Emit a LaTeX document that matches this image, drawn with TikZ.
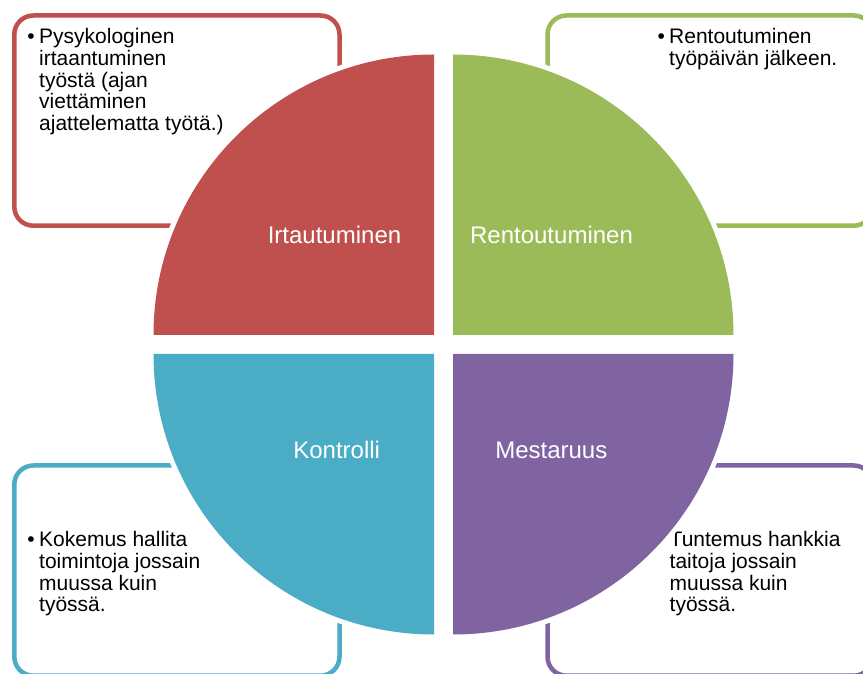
\documentclass[tikz,border=0pt]{standalone}
\usepackage{fontspec}
\setmainfont{Liberation Sans}
\definecolor{cred}{HTML}{C0504D}
\definecolor{cgreen}{HTML}{9BBB59}
\definecolor{cblue}{HTML}{4BACC6}
\definecolor{cpurple}{HTML}{8064A2}
\tikzset{
  infobox/.style={draw=#1, line width=4.5pt, rounded corners=19pt, fill=white},
  bodytxt/.style={anchor=base west, inner sep=0pt, text=black,
    font=\fontsize{21}{21.7}\selectfont},
  halo/.style={draw=white, line width=10pt, line join=round, fill=white},
  quarterlabel/.style={anchor=base, inner sep=0pt, text=white,
    font=\fontsize{24}{28}\selectfont}
}
\newcommand{\btab}[1]{\begin{tabular}[t]{@{}p{10.5pt}@{}l@{}}#1\end{tabular}}
\newcommand{\bul}{\hspace*{-1.2pt}•}
\begin{document}
\begin{tikzpicture}[x=1pt,y=1pt]
\useasboundingbox (0,0) rectangle (863,673);
\clip (0,0) rectangle (863,673);
\fill[white] (0,0) rectangle (863,673);
% boxes
\draw[infobox=cred] (14.3,657.5) rectangle (339.5,447.3);
\draw[infobox=cgreen] (547.5,657.5) rectangle (872.7,447.3);
\draw[infobox=cblue] (14.3,207.5) rectangle (339.5,-2.7);
\draw[infobox=cpurple] (547.5,207.5) rectangle (872.7,-2.7);
% texts
\node[bodytxt] (t1) at (28.5,629.3) {\btab{\bul & Pysykologinen\\ & irtaantuminen\\ & työstä (ajan\\ & viettäminen\\ & ajattelematta työtä.)}};
\node[bodytxt] (t2) at (658.5,629.7) {\btab{\bul & Rentoutuminen\\ & työpäivän jälkeen.}};
\node[bodytxt] (t3) at (28.5,126.3) {\btab{\bul & Kokemus hallita\\ & toimintoja jossain\\ & muussa kuin\\ & työssä.}};
\node[bodytxt] (t4) at (659,126.3) {\btab{\bul & Tuntemus hankkia\\ & taitoja jossain\\ & muussa kuin\\ & työssä.}};
% quarters
\coordinate (cr) at (434,338);
\coordinate (cg) at (453,338);
\coordinate (cb) at (434,319);
\coordinate (cp) at (453,319);
\path[halo] (cr) -- (153.5,338) arc[start angle=180,end angle=90,radius=280.5] -- cycle;
\path[halo] (cg) -- (733.5,338) arc[start angle=0,end angle=90,radius=280.5] -- cycle;
\path[halo] (cb) -- (153.5,319) arc[start angle=180,end angle=270,radius=280.5] -- cycle;
\path[halo] (cp) -- (733.5,319) arc[start angle=0,end angle=-90,radius=280.5] -- cycle;
\fill[cred] (cr) -- (153.5,338) arc[start angle=180,end angle=90,radius=280.5] -- cycle;
\fill[cgreen] (cg) -- (733.5,338) arc[start angle=0,end angle=90,radius=280.5] -- cycle;
\fill[cblue] (cb) -- (153.5,319) arc[start angle=180,end angle=270,radius=280.5] -- cycle;
\fill[cpurple] (cp) -- (733.5,319) arc[start angle=0,end angle=-90,radius=280.5] -- cycle;
% labels
\node[quarterlabel] (l1) at (334.5,429) {Irtautuminen};
\node[quarterlabel] (l2) at (551.5,429) {Rentoutuminen};
\node[quarterlabel] (l3) at (336.7,214) {Kontrolli};
\node[quarterlabel] (l4) at (551.3,214) {Mestaruus};
\end{tikzpicture}
\end{document}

* **Problem details**
Output the material word for word, omitting its pictures.

* **Response for this exercise**
Emit a LaTeX document that matches this image, drawn with TikZ.
\documentclass[tikz,border=0pt]{standalone}
\usepackage{fontspec}
\setmainfont{Liberation Sans}
\definecolor{cred}{HTML}{C0504D}
\definecolor{cgreen}{HTML}{9BBB59}
\definecolor{cblue}{HTML}{4BACC6}
\definecolor{cpurple}{HTML}{8064A2}
\tikzset{
  infobox/.style={draw=#1, line width=4.5pt, rounded corners=19pt, fill=white},
  bodytxt/.style={anchor=base west, inner sep=0pt, text=black,
    font=\fontsize{21}{21.7}\selectfont},
  halo/.style={draw=white, line width=10pt, line join=round, fill=white},
  quarterlabel/.style={anchor=base, inner sep=0pt, text=white,
    font=\fontsize{24}{28}\selectfont}
}
\newcommand{\btab}[1]{\begin{tabular}[t]{@{}p{10.5pt}@{}l@{}}#1\end{tabular}}
\newcommand{\bul}{\hspace*{-1.2pt}•}
\begin{document}
\begin{tikzpicture}[x=1pt,y=1pt]
\useasboundingbox (0,0) rectangle (863,673);
\clip (0,0) rectangle (863,673);
\fill[white] (0,0) rectangle (863,673);
% boxes
\draw[infobox=cred] (14.3,657.5) rectangle (339.5,447.3);
\draw[infobox=cgreen] (547.5,657.5) rectangle (872.7,447.3);
\draw[infobox=cblue] (14.3,207.5) rectangle (339.5,-2.7);
\draw[infobox=cpurple] (547.5,207.5) rectangle (872.7,-2.7);
% texts
\node[bodytxt] (t1) at (28.5,629.3) {\btab{\bul & Pysykologinen\\ & irtaantuminen\\ & työstä (ajan\\ & viettäminen\\ & ajattelematta työtä.)}};
\node[bodytxt] (t2) at (658.5,629.7) {\btab{\bul & Rentoutuminen\\ & työpäivän jälkeen.}};
\node[bodytxt] (t3) at (28.5,126.3) {\btab{\bul & Kokemus hallita\\ & toimintoja jossain\\ & muussa kuin\\ & työssä.}};
\node[bodytxt] (t4) at (659,126.3) {\btab{\bul & Tuntemus hankkia\\ & taitoja jossain\\ & muussa kuin\\ & työssä.}};
% quarters
\coordinate (cr) at (434,338);
\coordinate (cg) at (453,338);
\coordinate (cb) at (434,319);
\coordinate (cp) at (453,319);
\path[halo] (cr) -- (153.5,338) arc[start angle=180,end angle=90,radius=280.5] -- cycle;
\path[halo] (cg) -- (733.5,338) arc[start angle=0,end angle=90,radius=280.5] -- cycle;
\path[halo] (cb) -- (153.5,319) arc[start angle=180,end angle=270,radius=280.5] -- cycle;
\path[halo] (cp) -- (733.5,319) arc[start angle=0,end angle=-90,radius=280.5] -- cycle;
\fill[cred] (cr) -- (153.5,338) arc[start angle=180,end angle=90,radius=280.5] -- cycle;
\fill[cgreen] (cg) -- (733.5,338) arc[start angle=0,end angle=90,radius=280.5] -- cycle;
\fill[cblue] (cb) -- (153.5,319) arc[start angle=180,end angle=270,radius=280.5] -- cycle;
\fill[cpurple] (cp) -- (733.5,319) arc[start angle=0,end angle=-90,radius=280.5] -- cycle;
% labels
\node[quarterlabel] (l1) at (334.5,429) {Irtautuminen};
\node[quarterlabel] (l2) at (551.5,429) {Rentoutuminen};
\node[quarterlabel] (l3) at (336.7,214) {Kontrolli};
\node[quarterlabel] (l4) at (551.3,214) {Mestaruus};
\end{tikzpicture}
\end{document}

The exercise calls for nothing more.